_TASK_: Retype the opening lines of the listing below, ending with the line that contains "Chart.register(...registerables);", and leave out any pictures.

_INFORMATION SUPPLIED_:

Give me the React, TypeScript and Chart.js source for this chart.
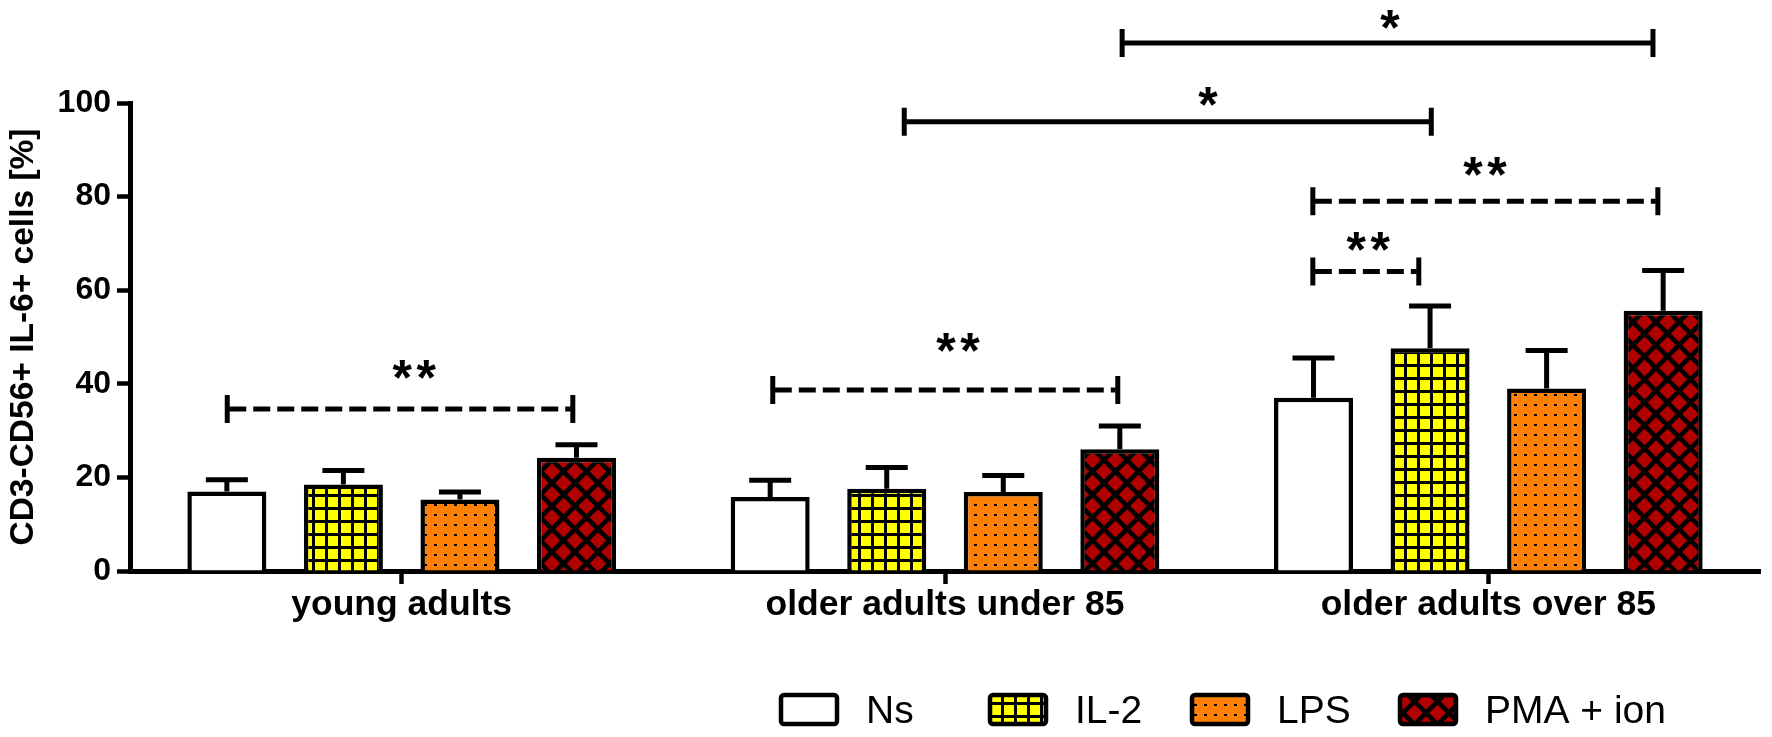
import React, { useEffect, useRef } from "react";
import { Chart, registerables } from "chart.js";

Chart.register(...registerables);

// ---------- data ----------
const categories = ["young adults", "older adults under 85", "older adults over 85"];
const seriesNames = ["Ns", "IL-2", "LPS", "PMA + ion"];
const nsValues = [17.0, 15.8, 37.0];
const il2Values = [18.5, 17.6, 47.6];
const lpsValues = [15.3, 16.9, 39.0];
const pmaValues = [24.2, 26.0, 55.6];
const nsErrors = [2.5, 3.6, 8.5];
const il2Errors = [3.0, 4.5, 9.0];
const lpsErrors = [1.6, 3.5, 8.1];
const pmaErrors = [2.8, 5.0, 8.6];
const yTicks = [0, 20, 40, 60, 80, 100];
const yTitle = "CD3-CD56+ IL-6+ cells [%]";

// significance brackets (x in category units, y in % units)
const bracketFrom = [-0.321, 0.683, 1.677, 1.677, 0.925, 1.326];
const bracketTo = [0.315, 1.318, 1.872, 2.312, 1.895, 2.303];
const bracketLevel = [34.6, 38.7, 64.0, 79.0, 96.0, 112.8];
const bracketDashed = [true, true, true, true, false, false];
const bracketText = ["**", "**", "**", "**", "*", "*"];
const bracketTextX = [0.023, 1.024, 1.779, 1.994, 1.484, 1.819];
const bracketTextLevel = [43.1, 48.9, 70.4, 86.5, 101.3, 117.8];

const seriesValues = [nsValues, il2Values, lpsValues, pmaValues];
const seriesErrors = [nsErrors, il2Errors, lpsErrors, pmaErrors];

const FONT = '"Liberation Sans", Arial, Helvetica, sans-serif';

function makePattern(kind: string): CanvasPattern | string {
  if (kind === "plain") return "#FFFFFF";
  const c = document.createElement("canvas");
  const ctx = c.getContext("2d")!;
  if (kind === "grid") {
    const P = 13;
    c.width = P; c.height = P;
    ctx.fillStyle = "#FFFF00"; ctx.fillRect(0, 0, P, P);
    ctx.fillStyle = "#000"; ctx.fillRect(0, 0, P, 3); ctx.fillRect(0, 0, 3, P);
  } else if (kind === "dots") {
    const P = 10;
    c.width = P; c.height = P;
    ctx.fillStyle = "#FF8000"; ctx.fillRect(0, 0, P, P);
    ctx.fillStyle = "#000"; ctx.fillRect(4, 4, 3, 2);
  } else {
    const P = 23;
    c.width = P; c.height = P;
    ctx.fillStyle = "#B00000"; ctx.fillRect(0, 0, P, P);
    ctx.strokeStyle = "#000"; ctx.lineWidth = 4.5;
    ctx.beginPath();
    for (const k of [-1, 0, 1]) { ctx.moveTo(k * P - P, -P); ctx.lineTo(k * P + 2 * P, 2 * P); }
    for (const k of [0, 1, 2]) { ctx.moveTo(k * P + P, -P); ctx.lineTo(k * P - 2 * P, 2 * P); }
    ctx.stroke();
  }
  return ctx.createPattern(c, "repeat")!;
}

export default function App() {
  const ref = useRef<HTMLCanvasElement | null>(null);

  useEffect(() => {
    const canvas = ref.current!;
    const fills = [makePattern("plain"), makePattern("grid"), makePattern("dots"), makePattern("cross")];

    const errorBars = {
      id: "errorBars",
      afterDatasetsDraw(chart: any) {
        const ctx = chart.ctx;
        const y = chart.scales.y;
        ctx.save();
        ctx.strokeStyle = "#000";
        ctx.lineWidth = 5;
        ctx.lineCap = "butt";
        chart.data.datasets.forEach((ds: any, di: number) => {
          const meta = chart.getDatasetMeta(di);
          meta.data.forEach((bar: any, i: number) => {
            const top = y.getPixelForValue(seriesValues[di][i] + seriesErrors[di][i]);
            ctx.beginPath();
            ctx.moveTo(bar.x, bar.y);
            ctx.lineTo(bar.x, top);
            ctx.moveTo(bar.x - 21, top);
            ctx.lineTo(bar.x + 21, top);
            ctx.stroke();
          });
        });
        ctx.restore();
      },
    };

    const brackets = {
      id: "brackets",
      afterDraw(chart: any) {
        const ctx = chart.ctx;
        const xs = chart.scales.x;
        const ys = chart.scales.y;
        ctx.save();
        ctx.strokeStyle = "#000";
        ctx.fillStyle = "#000";
        ctx.lineWidth = 5;
        ctx.lineCap = "butt";
        bracketFrom.forEach((from, i) => {
          const x1 = xs.getPixelForValue(from);
          const x2 = xs.getPixelForValue(bracketTo[i]);
          const yy = ys.getPixelForValue(bracketLevel[i]);
          ctx.setLineDash(bracketDashed[i] ? [17, 7] : []);
          ctx.beginPath();
          ctx.moveTo(x1 + 2, yy);
          ctx.lineTo(x2 - 2, yy);
          ctx.stroke();
          ctx.setLineDash([]);
          ctx.beginPath();
          ctx.moveTo(x1, yy - 14); ctx.lineTo(x1, yy + 14);
          ctx.moveTo(x2, yy - 14); ctx.lineTo(x2, yy + 14);
          ctx.stroke();
          // asterisks
          const tx = xs.getPixelForValue(bracketTextX[i]);
          const ty = ys.getPixelForValue(bracketTextLevel[i]);
          ctx.font = `bold 50px ${FONT}`;
          ctx.textAlign = "center";
          ctx.textBaseline = "alphabetic";
          const m = ctx.measureText("*");
          const base = ty + (m.actualBoundingBoxAscent - m.actualBoundingBoxDescent) / 2;
          const n = bracketText[i].length;
          const step = 24;
          for (let k = 0; k < n; k++) {
            ctx.fillText("*", tx + (k - (n - 1) / 2) * step, base);
          }
        });
        ctx.restore();
      },
    };

    const customLegend = {
      id: "customLegend",
      afterDraw(chart: any) {
        const ctx = chart.ctx;
        const boxX = [781, 990, 1192, 1400];
        const boxY = 695, boxW = 56, boxH = 29;
        ctx.save();
        seriesNames.forEach((name, i) => {
          ctx.fillStyle = fills[i] as any;
          ctx.fillRect(boxX[i], boxY, boxW, boxH);
          ctx.strokeStyle = "#000";
          ctx.lineWidth = 4.5;
          ctx.beginPath();
          if ((ctx as any).roundRect) (ctx as any).roundRect(boxX[i], boxY, boxW, boxH, 3);
          else ctx.rect(boxX[i], boxY, boxW, boxH);
          ctx.stroke();
          ctx.fillStyle = "#000";
          ctx.font = `39px ${FONT}`;
          ctx.textAlign = "left";
          ctx.textBaseline = "alphabetic";
          ctx.fillText(name, boxX[i] + 85, 723);
        });
        ctx.restore();
      },
    };

    const chart = new Chart(canvas, {
      type: "bar",
      data: {
        labels: categories,
        datasets: seriesNames.map((name, i) => ({
          label: name,
          data: seriesValues[i],
          backgroundColor: fills[i] as any,
          borderColor: "#000",
          borderWidth: 4.5,
          categoryPercentage: 0.858,
          barPercentage: 0.678,
        })),
      },
      options: {
        responsive: false,
        animation: false,
        devicePixelRatio: 1,
        events: [],
        layout: { padding: { top: 103, right: 12, left: 0, bottom: 0 } },
        plugins: { legend: { display: false }, tooltip: { enabled: false } },
        scales: {
          x: {
            type: "category",
            afterFit: (s: any) => { s.height = 166; },
            grid: { display: true, drawOnChartArea: false, drawTicks: true, tickLength: 13, tickWidth: 4.5, tickColor: "#000", offset: false },
            border: { display: true, color: "#000", width: 5 },
            ticks: { color: "#000", font: { family: FONT, size: 35.5, weight: "bold" }, padding: 0, maxRotation: 0, autoSkip: false },
          },
          y: {
            min: 0,
            max: 100,
            afterFit: (s: any) => { s.width = 130; },
            afterBuildTicks: (s: any) => { s.ticks = yTicks.map((v) => ({ value: v })); },
            grid: { display: true, drawOnChartArea: false, drawTicks: true, tickLength: 13, tickWidth: 4.5, tickColor: "#000" },
            border: { display: true, color: "#000", width: 5 },
            ticks: { color: "#000", font: { family: FONT, size: 32, weight: "bold" }, padding: 6 },
            title: { display: true, text: yTitle, color: "#000", font: { family: FONT, size: 33.5, weight: "bold" }, padding: { top: 4, bottom: 4 } },
          },
        },
      },
      plugins: [errorBars, brackets, customLegend],
    } as any);

    return () => chart.destroy();
  }, []);

  return (
    <div style={{ position: "absolute", left: 0, top: 0, width: 1772, height: 737, background: "#fff" }}>
      <canvas ref={ref} width={1772} height={737} style={{ display: "block" }} />
    </div>
  );
}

_ANSWER FOR THIS EXERCISE_:
Give me the React, TypeScript and Chart.js source for this chart.
import React, { useEffect, useRef } from "react";
import { Chart, registerables } from "chart.js";

Chart.register(...registerables);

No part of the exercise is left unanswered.